Improving Government Response to Citizen Requests Online

2018 
The Mexican constitution guarantees its citizens the right to submit individual requests to the government. Public officials are obligated to read and respond to citizen requests in a timely manner. Each request goes through three processing steps during which human employees read, analyze, and route requests to the appropriate federal agency depending on its content. The Mexican government recently created a centralized online submission system. In the year following the release of the online system, the number of submitted requests doubled. With limited resources to manually process each request, the Sistema Atencion Ciudadana (SAC) office in charge of handling requests has struggled to keep up with the increasing volume, resulting in longer processing time. Our goal is to build a machine learning system to process requests in order to allow the government to respond to citizen requests more efficiently. We develop models to help at each stage: to accept or reject incoming requests, distinguish between technical support questions to a help desk and substantive requests to the SAC, and send substantive requests to the appropriate federal agency.
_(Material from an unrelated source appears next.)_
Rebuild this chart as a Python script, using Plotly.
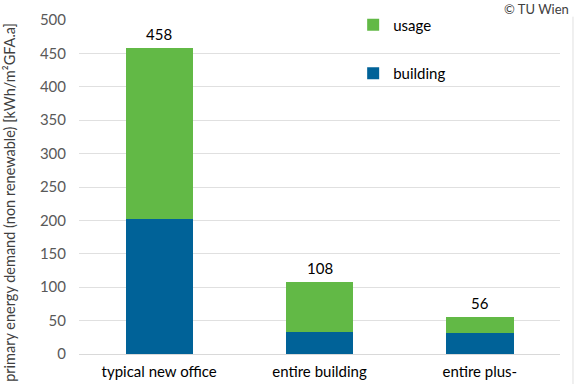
import plotly.graph_objects as go

categories = ["typical new office", "entire building", "entire plus-"]
building = [202, 33, 31]
usage = [256, 75, 25]
totals = [458, 108, 56]
y_ticks = [0, 50, 100, 150, 200, 250, 300, 350, 400, 450, 500]

BLUE = "#006298"
GREEN = "#62B946"
FONT = "Lato, Carlito, sans-serif"

fig = go.Figure()
fig.add_trace(go.Bar(x=categories, y=building, name="building", marker_color=BLUE,
                     marker_line_width=0, legend="legend2", width=0.42))
fig.add_trace(go.Bar(x=categories, y=usage, name="usage", marker_color=GREEN,
                     marker_line_width=0, legend="legend", width=0.42))

for c, t in zip(categories, totals):
    fig.add_annotation(x=c, y=t, text=str(t), showarrow=False, yanchor="bottom",
                       yshift=3, font=dict(size=15, color="#000000", family=FONT))

fig.update_layout(
    width=575, height=384,
    margin=dict(l=79, r=15, t=20, b=30, autoexpand=False),
    barmode="stack",
    plot_bgcolor="white", paper_bgcolor="white",
    font=dict(family=FONT, size=15, color="#595959"),
    xaxis=dict(showgrid=False, tickfont=dict(color="#000000", size=15), ticks="",
               showline=True, linecolor="#d9d9d9", linewidth=1, automargin=False,
               ticklabelstandoff=4),
    yaxis=dict(range=[0, 500], tickvals=y_ticks, showgrid=True, gridcolor="#e0e0e0",
               gridwidth=1, zeroline=False, tickfont=dict(color="#595959", size=15),
               ticklabelstandoff=12, automargin=False),
    legend=dict(x=0.57, y=0.985, xanchor="left", yanchor="middle", bgcolor="rgba(0,0,0,0)",
                font=dict(size=15, color="#000000"), itemwidth=30),
    legend2=dict(x=0.57, y=0.84, xanchor="left", yanchor="middle", bgcolor="rgba(0,0,0,0)",
                 font=dict(size=15, color="#000000"), itemwidth=30),
    showlegend=True,
)

fig.add_annotation(text="primary energy demand (non renewable) [kWh/m²GFA.a]",
                   xref="paper", yref="paper", x=-0.146, y=0.455, textangle=-90,
                   showarrow=False, xanchor="center", yanchor="middle",
                   font=dict(size=14.5, color="#404040", family=FONT))
fig.add_annotation(text="© TU Wien", xref="paper", yref="paper", x=1.023, y=1.034,
                   xanchor="right", yanchor="middle", showarrow=False,
                   font=dict(size=13, color="#404040", family=FONT))
fig.add_shape(type="line", xref="paper", yref="paper", x0=1.027, x1=1.027,
              y0=1.01, y1=-0.1, line=dict(color="#e0e0e0", width=1))

fig.write_html("out.html", config={"displayModeBar": False},
               post_script="document.body.style.margin='0';")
Given the office's needs, our system can automatically accept or reject 85% of all requests, automatically send 39% of requests to a technical helpdesk or to the SAC, and automatically routes 49% of all requests to the most appropriate federal agency. These models each operate at a different step in the manual request sorting process. Incorporation of our models into the request system would save the office of the president 3.8 man hours per day accepting and rejecting requests, 3.1 man hours per day deciding whether requests should go to the helpdesk, and 4.8 man hours per day routing requests to federal agencies. Together, this would allow the government to process 24.4% more petitions, allowing them to better address citizen needs with limited resources.